HEART scores are a well-validated tool used to risk stratify patients with chest pain in the emergency department. Currently, no triage or risk stratification tool is available in the UK prehospital arena.

Methods:

A comprehensive literature search was carried out to determine the effectiveness of HEART score use by paramedics in the prehospital environment.

Findings:

Prehospital HEART scores completed by paramedics appear to have a high sensitivity and negative predictive value for detecting major adverse cardiac events. The use of high-sensitivity cardiac troponin assays or a prehospital modified HEART Pathway may allow patients to be triaged based on a single point-of-care (POC) cardiac troponin test. As POC devices improve, this is likely to increase the accuracy of paramedic HEART scores. Additionally, there are some differences between HEART scores calculated by doctors and paramedics.

Conclusion:

The use of HEART scores prehospitally has the potential to improve patient outcomes. However, issues remain over the accuracy of POC devices and with paramedic interpretation of electrocardiograms and cardiac history-taking. Furthermore, the lack of POC testing in current UK paramedic scopes of practice raises questions over the practicality of introducing HEART scores, which would rely on POC testing.

Chest pain is one of the most common presentations to emergency departments (EDs) and ambulance services alike, accounting for approximately 10% of UK ambulance responses (Best, 2017; Turner et al, 2017; Pedersen et al, 2019).

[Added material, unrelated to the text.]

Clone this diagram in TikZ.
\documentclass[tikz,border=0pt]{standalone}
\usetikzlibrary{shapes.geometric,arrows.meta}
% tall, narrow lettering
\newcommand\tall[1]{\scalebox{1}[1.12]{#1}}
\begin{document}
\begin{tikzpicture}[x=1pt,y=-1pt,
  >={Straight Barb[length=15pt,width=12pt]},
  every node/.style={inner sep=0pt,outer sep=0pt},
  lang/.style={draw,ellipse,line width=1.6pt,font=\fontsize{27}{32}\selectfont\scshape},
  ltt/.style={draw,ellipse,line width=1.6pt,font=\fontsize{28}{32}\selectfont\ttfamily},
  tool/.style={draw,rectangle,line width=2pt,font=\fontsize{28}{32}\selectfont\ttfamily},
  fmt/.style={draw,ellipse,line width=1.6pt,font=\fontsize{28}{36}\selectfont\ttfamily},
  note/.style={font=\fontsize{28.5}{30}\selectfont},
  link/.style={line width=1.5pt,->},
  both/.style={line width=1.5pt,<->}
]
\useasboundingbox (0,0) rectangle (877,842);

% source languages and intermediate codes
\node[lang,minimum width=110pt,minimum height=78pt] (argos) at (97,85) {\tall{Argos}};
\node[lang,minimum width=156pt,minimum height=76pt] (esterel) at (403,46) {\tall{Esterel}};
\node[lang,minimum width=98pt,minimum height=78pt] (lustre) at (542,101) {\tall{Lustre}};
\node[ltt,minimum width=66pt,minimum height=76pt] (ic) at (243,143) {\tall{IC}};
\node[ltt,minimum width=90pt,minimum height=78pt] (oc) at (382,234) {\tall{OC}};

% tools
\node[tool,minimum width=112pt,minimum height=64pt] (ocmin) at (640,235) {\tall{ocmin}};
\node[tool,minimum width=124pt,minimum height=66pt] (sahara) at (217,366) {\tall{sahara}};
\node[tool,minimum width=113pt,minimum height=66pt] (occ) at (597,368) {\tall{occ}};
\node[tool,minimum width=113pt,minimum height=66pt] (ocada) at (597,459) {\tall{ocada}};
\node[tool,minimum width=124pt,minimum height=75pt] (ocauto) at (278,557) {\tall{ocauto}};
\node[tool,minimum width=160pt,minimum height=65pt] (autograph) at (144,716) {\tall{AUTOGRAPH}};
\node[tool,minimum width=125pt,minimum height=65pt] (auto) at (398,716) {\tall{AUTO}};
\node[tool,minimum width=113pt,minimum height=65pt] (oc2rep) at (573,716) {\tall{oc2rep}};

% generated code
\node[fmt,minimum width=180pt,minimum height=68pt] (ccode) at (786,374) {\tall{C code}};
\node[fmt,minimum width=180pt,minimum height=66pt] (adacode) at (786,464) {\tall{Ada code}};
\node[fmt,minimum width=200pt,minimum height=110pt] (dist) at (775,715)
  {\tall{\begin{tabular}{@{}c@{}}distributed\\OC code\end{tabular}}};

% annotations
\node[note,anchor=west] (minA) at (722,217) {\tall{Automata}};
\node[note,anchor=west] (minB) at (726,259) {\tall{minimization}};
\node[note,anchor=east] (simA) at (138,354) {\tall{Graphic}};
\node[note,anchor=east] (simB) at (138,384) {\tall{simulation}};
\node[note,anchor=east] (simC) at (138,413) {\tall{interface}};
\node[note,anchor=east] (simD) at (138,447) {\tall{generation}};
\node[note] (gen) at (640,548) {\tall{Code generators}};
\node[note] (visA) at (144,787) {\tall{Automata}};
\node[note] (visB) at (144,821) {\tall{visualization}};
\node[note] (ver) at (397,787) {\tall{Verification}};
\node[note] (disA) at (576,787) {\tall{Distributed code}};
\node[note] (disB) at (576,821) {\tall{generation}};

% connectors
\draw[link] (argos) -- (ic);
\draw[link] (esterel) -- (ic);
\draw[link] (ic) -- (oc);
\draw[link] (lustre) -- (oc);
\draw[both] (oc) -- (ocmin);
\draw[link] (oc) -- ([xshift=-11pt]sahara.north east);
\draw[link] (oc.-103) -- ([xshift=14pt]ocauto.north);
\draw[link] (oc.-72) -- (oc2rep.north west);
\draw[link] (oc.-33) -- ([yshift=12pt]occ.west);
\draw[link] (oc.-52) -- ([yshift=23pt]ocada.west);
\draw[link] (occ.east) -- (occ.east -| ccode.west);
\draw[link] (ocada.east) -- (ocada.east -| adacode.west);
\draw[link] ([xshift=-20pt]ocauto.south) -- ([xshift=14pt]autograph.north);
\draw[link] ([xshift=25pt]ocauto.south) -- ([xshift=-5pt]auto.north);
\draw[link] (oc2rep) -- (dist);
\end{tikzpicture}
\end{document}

Being able to identify the aetiology of chest pain is a core component of paramedic practice as it has many life-threatening causes, including ST-elevation myocardial infarction (STEMI), non-ST-elevation myocardial infarction (NSTEMI), aortic dissection, pericarditis and oesophageal perforation.

European Society of Cardiology guidelines and UK research highlight that NSTEMI has a greater prevalence than STEMI (in a ratio of approximately 2:1) as a cause of acute chest pain (Ibanez et al, 2018; Myocardial Ischaemia National Audit Project (MINAP), 2021).

Notwithstanding other clinical reasons (such as inadequate analgesia), the lack of biochemical tests in a prehospital environment means many patients with chest pain (without STEMI) are transported to the ED only to be discharged after a blood test. This is caused by a lack of prehospital capability to use and measure cardiac biomarkers as part of the decision-making process in this population (Wibring et al, 2016; Pedersen et al, 2019).